What is expected:
Each line of the material must be repeated precisely, with the pictures left out.

Recorded data:
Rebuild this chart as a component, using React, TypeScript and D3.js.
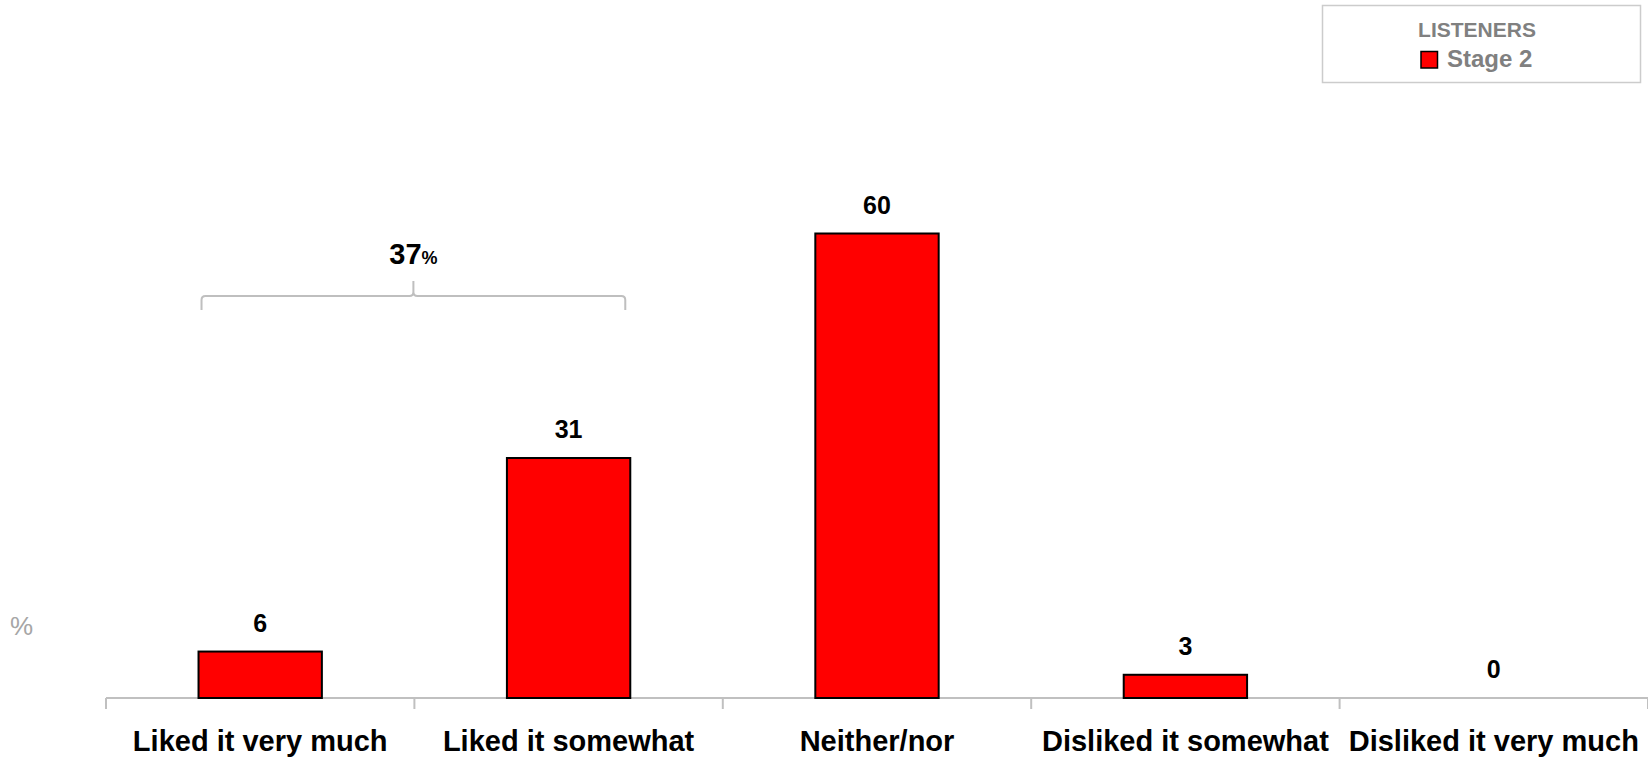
import React from "react";
import * as d3 from "d3";

const categories = ["Liked it very much", "Liked it somewhat", "Neither/nor", "Disliked it somewhat", "Disliked it very much"];
const values = [6, 31, 60, 3, 0];
const seriesName = "Stage 2";
const legendTitle = "LISTENERS";
const bracketValue = 37;
const bracketCats = [0, 1];

const W = 1648;
const H = 759;
const FONT = "Liberation Sans, Arial, sans-serif";

export default function App() {
  const x = d3.scaleBand<string>().domain(categories).range([106, 1648]).padding(0);
  const y = d3.scaleLinear().domain([0, 60]).range([698, 233.5]);
  const bw = x.bandwidth();
  const barW = bw * 0.4;
  const ticks = d3.range(categories.length + 1).map((i) => 106 + i * bw);

  const bx0 = (x(categories[bracketCats[0]]) as number) + bw * 0.3 + 3;
  const bx1 = (x(categories[bracketCats[1]]) as number) + bw * 0.7 - 5;
  const bxm = (bx0 + bx1) / 2;
  const by = 296;
  const r = 4;
  const bracePath = `M${bx0},310 L${bx0},${by + r} Q${bx0},${by} ${bx0 + r},${by} L${bxm - r},${by} Q${bxm},${by} ${bxm},${by - r} L${bxm},281 M${bxm},${by - r} Q${bxm},${by} ${bxm + r},${by} L${bx1 - r},${by} Q${bx1},${by} ${bx1},${by + r} L${bx1},310`;

  return (
    <svg width={W} height={H} style={{ position: "absolute", left: 0, top: 0, fontFamily: FONT }}>
      <rect x={0} y={0} width={W} height={H} fill="#ffffff" />
      {/* legend */}
      <rect x={1322.5} y={5.5} width={318} height={77} fill="#fff" stroke="#cccccc" strokeWidth={1.5} />
      <text x={1477} y={37} textAnchor="middle" fontSize={21} fontWeight="bold" fill="#808080">{legendTitle}</text>
      <rect x={1421} y={51.5} width={16.5} height={16.5} fill="#ff0000" stroke="#000" strokeWidth={1.5} />
      <text x={1447} y={66.5} fontSize={24} fontWeight="bold" fill="#808080">{seriesName}</text>

      {/* % axis label */}
      <text x={10} y={635} fontSize={26} fill="#a6a6a6">%</text>

      {/* axis */}
      <line x1={106} x2={1648} y1={698} y2={698} stroke="#c0c0c0" strokeWidth={2} />
      {ticks.map((t, i) => (
        <line key={i} x1={t} x2={t} y1={698} y2={709} stroke="#c0c0c0" strokeWidth={2} />
      ))}

      {/* bars */}
      {categories.map((c, i) => {
        const cx = (x(c) as number) + bw / 2;
        const top = y(values[i]);
        return (
          <g key={c}>
            {values[i] > 0 && (
              <rect x={cx - barW / 2} y={top} width={barW} height={y(0) - top} fill="#ff0000" stroke="#000" strokeWidth={2} />
            )}
            <text x={cx} y={top - 20} textAnchor="middle" fontSize={25} fontWeight="bold" fill="#000">{values[i]}</text>
            <text x={cx} y={751} textAnchor="middle" fontSize={29} fontWeight="bold" fill="#000">{c}</text>
          </g>
        );
      })}

      {/* bracket */}
      <path d={bracePath} fill="none" stroke="#bfbfbf" strokeWidth={2} />
      <text x={bxm} y={264} textAnchor="middle" fontWeight="bold" fill="#000">
        <tspan fontSize={29}>{bracketValue}</tspan>
        <tspan fontSize={18}>%</tspan>
      </text>
    </svg>
  );
}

Answer for the task:
Rebuild this chart as a component, using React, TypeScript and D3.js.
import React from "react";
import * as d3 from "d3";

const categories = ["Liked it very much", "Liked it somewhat", "Neither/nor", "Disliked it somewhat", "Disliked it very much"];
const values = [6, 31, 60, 3, 0];
const seriesName = "Stage 2";
const legendTitle = "LISTENERS";
const bracketValue = 37;
const bracketCats = [0, 1];

const W = 1648;
const H = 759;
const FONT = "Liberation Sans, Arial, sans-serif";

export default function App() {
  const x = d3.scaleBand<string>().domain(categories).range([106, 1648]).padding(0);
  const y = d3.scaleLinear().domain([0, 60]).range([698, 233.5]);
  const bw = x.bandwidth();
  const barW = bw * 0.4;
  const ticks = d3.range(categories.length + 1).map((i) => 106 + i * bw);

  const bx0 = (x(categories[bracketCats[0]]) as number) + bw * 0.3 + 3;
  const bx1 = (x(categories[bracketCats[1]]) as number) + bw * 0.7 - 5;
  const bxm = (bx0 + bx1) / 2;
  const by = 296;
  const r = 4;
  const bracePath = `M${bx0},310 L${bx0},${by + r} Q${bx0},${by} ${bx0 + r},${by} L${bxm - r},${by} Q${bxm},${by} ${bxm},${by - r} L${bxm},281 M${bxm},${by - r} Q${bxm},${by} ${bxm + r},${by} L${bx1 - r},${by} Q${bx1},${by} ${bx1},${by + r} L${bx1},310`;

  return (
    <svg width={W} height={H} style={{ position: "absolute", left: 0, top: 0, fontFamily: FONT }}>
      <rect x={0} y={0} width={W} height={H} fill="#ffffff" />
      {/* legend */}
      <rect x={1322.5} y={5.5} width={318} height={77} fill="#fff" stroke="#cccccc" strokeWidth={1.5} />
      <text x={1477} y={37} textAnchor="middle" fontSize={21} fontWeight="bold" fill="#808080">{legendTitle}</text>
      <rect x={1421} y={51.5} width={16.5} height={16.5} fill="#ff0000" stroke="#000" strokeWidth={1.5} />
      <text x={1447} y={66.5} fontSize={24} fontWeight="bold" fill="#808080">{seriesName}</text>

      {/* % axis label */}
      <text x={10} y={635} fontSize={26} fill="#a6a6a6">%</text>

      {/* axis */}
      <line x1={106} x2={1648} y1={698} y2={698} stroke="#c0c0c0" strokeWidth={2} />
      {ticks.map((t, i) => (
        <line key={i} x1={t} x2={t} y1={698} y2={709} stroke="#c0c0c0" strokeWidth={2} />
      ))}

      {/* bars */}
      {categories.map((c, i) => {
        const cx = (x(c) as number) + bw / 2;
        const top = y(values[i]);
        return (
          <g key={c}>
            {values[i] > 0 && (
              <rect x={cx - barW / 2} y={top} width={barW} height={y(0) - top} fill="#ff0000" stroke="#000" strokeWidth={2} />
            )}
            <text x={cx} y={top - 20} textAnchor="middle" fontSize={25} fontWeight="bold" fill="#000">{values[i]}</text>
            <text x={cx} y={751} textAnchor="middle" fontSize={29} fontWeight="bold" fill="#000">{c}</text>
          </g>
        );
      })}

      {/* bracket */}
      <path d={bracePath} fill="none" stroke="#bfbfbf" strokeWidth={2} />
      <text x={bxm} y={264} textAnchor="middle" fontWeight="bold" fill="#000">
        <tspan fontSize={29}>{bracketValue}</tspan>
        <tspan fontSize={18}>%</tspan>
      </text>
    </svg>
  );
}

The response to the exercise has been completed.